Under the Constitution, “the President shall nominate, and with the consent of the Commission of Appointments, appoint the heads of the executive departments, ambassadors, other public ministers and consuls, or officers of the armed forces from the rank of colonel or naval captain, and other officers whose appointments are vested in him in this Constitution.”
Under the 1991 Foreign Service Act, all officers and employees of the Department of Foreign Affairs who have reached the age of 65 shall be “compulsorily and automatically retired” while non-career chiefs of mission who were 70 years old and above when the law was passed on Sept. 19, 1991 could continue in office until June 30, 1992, unless sooner removed by the appointing authority.
This means that after June 30, 1992, no person who is 70 years old may be legally appointed as ambassador to any post. This has not prevented previous presidents from appointing as ambassadors non-career individuals who were well past 70 though. DU30 could make the same mistake, if he does not watch out. There is no need for him to do so.
The Davide case
By far the most controversial case is that of former Chief Justice Hilario Davide Jr., who assumed the post of Permanent Representative to the United Nations, after retiring from the Supreme Court at 70, in violation of the Foreign Service Act, and without being confirmed by the Commission on Appointments, in violation of the Constitution. This should not happen again.
In 2006, I opposed Davide’s nomination for his being overaged, while Sen. Jinggoy Estrada opposed it for other reasons. Davide was bypassed by the CA twice because of our opposition, but after the second bypass, he flew straight to New York to assume the UN post, without having been confirmed by the constitutional body.
Malacañang justified the unconstitutional breach by saying that since the UN is not a foreign country, Davide’s appointment did not need any CA confirmation. This was absolute nonsense because, to begin with, Davide was not qualified by reason of age, and the Constitution requires all “ambassadorial appointments” to be confirmed by the CA.
Will Teddyboy make it?
The UN post could become the subject of renewed controversy following DU30’s nomination of Teodoro Locsin Jr. as the Philippines’ permanent representative to the world organization. It is not known whether, following the Davide example, Locsin will no longer be made to go through the CA. But whether or not he does, he will have to confront a mounting signature campaign against his proposed posting.

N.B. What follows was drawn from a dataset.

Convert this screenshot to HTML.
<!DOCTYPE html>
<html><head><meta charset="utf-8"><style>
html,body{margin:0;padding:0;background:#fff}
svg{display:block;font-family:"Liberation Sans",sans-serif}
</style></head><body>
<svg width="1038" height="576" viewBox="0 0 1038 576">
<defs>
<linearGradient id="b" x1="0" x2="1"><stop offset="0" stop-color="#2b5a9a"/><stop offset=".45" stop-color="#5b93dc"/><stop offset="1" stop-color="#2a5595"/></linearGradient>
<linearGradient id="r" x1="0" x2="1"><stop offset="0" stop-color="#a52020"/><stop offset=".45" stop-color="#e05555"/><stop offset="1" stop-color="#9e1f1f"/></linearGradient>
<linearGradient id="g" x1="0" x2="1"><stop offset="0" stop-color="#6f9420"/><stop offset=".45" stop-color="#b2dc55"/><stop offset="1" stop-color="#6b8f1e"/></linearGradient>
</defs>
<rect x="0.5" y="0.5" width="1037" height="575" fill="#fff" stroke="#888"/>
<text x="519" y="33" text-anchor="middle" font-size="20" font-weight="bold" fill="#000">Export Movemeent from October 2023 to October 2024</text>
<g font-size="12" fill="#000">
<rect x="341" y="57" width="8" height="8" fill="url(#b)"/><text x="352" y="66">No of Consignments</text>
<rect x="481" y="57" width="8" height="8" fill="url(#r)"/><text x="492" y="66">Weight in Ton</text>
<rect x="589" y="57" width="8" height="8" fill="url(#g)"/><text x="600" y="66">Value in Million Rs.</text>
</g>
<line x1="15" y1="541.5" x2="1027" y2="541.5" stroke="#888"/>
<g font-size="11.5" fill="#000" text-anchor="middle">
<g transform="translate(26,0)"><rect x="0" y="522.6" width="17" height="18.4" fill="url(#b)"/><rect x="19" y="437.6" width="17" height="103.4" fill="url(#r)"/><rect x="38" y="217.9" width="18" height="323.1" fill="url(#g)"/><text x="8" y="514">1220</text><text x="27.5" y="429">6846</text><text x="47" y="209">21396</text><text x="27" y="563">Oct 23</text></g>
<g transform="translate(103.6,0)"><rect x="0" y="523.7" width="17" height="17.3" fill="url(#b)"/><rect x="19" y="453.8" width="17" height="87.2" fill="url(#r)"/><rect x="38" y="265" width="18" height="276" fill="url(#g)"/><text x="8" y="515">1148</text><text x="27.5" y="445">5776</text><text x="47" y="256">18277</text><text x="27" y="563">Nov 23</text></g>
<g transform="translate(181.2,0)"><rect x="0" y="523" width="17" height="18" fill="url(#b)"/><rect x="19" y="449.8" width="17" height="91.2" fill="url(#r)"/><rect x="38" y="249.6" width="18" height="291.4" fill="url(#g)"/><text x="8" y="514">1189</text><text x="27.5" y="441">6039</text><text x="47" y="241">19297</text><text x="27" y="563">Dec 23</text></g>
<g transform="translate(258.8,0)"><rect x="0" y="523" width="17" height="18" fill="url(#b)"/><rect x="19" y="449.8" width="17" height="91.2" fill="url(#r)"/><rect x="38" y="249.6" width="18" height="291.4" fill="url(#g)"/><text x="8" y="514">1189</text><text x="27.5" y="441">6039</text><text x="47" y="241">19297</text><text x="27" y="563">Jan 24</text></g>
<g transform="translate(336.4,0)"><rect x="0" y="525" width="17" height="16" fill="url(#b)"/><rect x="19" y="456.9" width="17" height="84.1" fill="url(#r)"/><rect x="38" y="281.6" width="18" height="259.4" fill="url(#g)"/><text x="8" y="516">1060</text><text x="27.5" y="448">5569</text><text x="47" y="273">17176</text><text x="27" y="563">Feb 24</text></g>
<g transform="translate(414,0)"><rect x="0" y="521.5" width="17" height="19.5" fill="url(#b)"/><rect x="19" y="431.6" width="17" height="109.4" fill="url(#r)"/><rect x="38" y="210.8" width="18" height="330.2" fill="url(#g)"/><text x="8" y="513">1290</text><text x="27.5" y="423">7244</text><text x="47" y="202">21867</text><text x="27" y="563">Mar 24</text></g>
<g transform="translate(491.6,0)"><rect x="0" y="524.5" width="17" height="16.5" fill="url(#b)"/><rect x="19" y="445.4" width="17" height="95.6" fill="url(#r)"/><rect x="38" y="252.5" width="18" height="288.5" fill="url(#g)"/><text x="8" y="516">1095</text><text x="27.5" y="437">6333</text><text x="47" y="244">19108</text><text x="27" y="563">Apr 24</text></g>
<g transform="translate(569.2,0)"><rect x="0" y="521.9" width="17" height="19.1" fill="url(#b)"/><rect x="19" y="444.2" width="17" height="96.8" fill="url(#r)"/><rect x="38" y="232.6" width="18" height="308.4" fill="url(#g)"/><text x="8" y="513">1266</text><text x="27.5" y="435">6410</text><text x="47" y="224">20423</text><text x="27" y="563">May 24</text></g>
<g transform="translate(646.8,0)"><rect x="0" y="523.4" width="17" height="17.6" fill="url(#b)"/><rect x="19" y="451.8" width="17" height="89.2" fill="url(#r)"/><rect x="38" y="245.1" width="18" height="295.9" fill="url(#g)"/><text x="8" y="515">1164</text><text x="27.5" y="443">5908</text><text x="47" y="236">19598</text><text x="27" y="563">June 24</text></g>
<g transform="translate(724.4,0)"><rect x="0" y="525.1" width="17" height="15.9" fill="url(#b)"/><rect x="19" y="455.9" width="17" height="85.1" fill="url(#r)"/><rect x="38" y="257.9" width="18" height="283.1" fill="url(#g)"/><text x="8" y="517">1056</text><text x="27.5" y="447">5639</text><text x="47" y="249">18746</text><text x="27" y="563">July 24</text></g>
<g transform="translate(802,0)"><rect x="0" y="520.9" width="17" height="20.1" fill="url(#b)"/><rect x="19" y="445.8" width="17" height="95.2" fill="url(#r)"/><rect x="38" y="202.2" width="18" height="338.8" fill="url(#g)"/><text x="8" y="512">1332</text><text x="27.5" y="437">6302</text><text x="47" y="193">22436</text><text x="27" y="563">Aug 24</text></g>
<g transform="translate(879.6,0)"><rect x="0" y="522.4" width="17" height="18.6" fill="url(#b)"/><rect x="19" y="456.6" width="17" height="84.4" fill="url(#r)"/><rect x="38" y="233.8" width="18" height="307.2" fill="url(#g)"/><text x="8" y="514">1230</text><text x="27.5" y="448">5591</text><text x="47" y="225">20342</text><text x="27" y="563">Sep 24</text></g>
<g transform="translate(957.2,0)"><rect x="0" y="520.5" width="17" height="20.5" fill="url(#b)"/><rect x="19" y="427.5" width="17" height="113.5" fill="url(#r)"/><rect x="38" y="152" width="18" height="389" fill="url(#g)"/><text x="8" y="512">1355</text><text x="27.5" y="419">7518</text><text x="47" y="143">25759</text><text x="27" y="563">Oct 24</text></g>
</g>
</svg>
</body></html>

Started by one Joy Quio, an online petition asking the UN to deny Locsin the UN post because of “his blatant justification of anti-Semitic lingo of the President of the Philippines,” has now collected 11,317 signatures—-3,683 short of 15,000.
Locsin’s offense is that after DU30 likened the victims of the local drug killings to the Jewish victims of the Holocaust, Locsin tweeted, “You may find this hard to believe but the Nazis were not al wrong, give or take killing millions of the wrong people. Keep an open mind.” He apologized to the Jews after DU30 did. But it looks like his countrymen may be less forgiving than the Jews.
Whatever happens to Locsin, DU30 will have to be more discriminating in his choice of ambassadors. While he has the power to appoint his envoys, he has to make sure that only the truly deserving are made ambassadors. Where career ambassadors are already in place, he should not replace them with non-career before their tour of duty is over. If this happened in a place like Paris or London, the diplomatic community will have a hard time understanding why.
And it should never happen that the President announces the “appointment” of an ambassador before the receiving government has been asked to receive him, and before the CA has confirmed his nomination. This is to show respect to the receiving government, and to avoid any unnecessary embarrassment in case that government rejects the nomination. The normal procedure is for the sending and the receiving governments to announce the ambassador’s appointment at the same time. These are small details, but unless one knows them one may not be prepared for the larger things.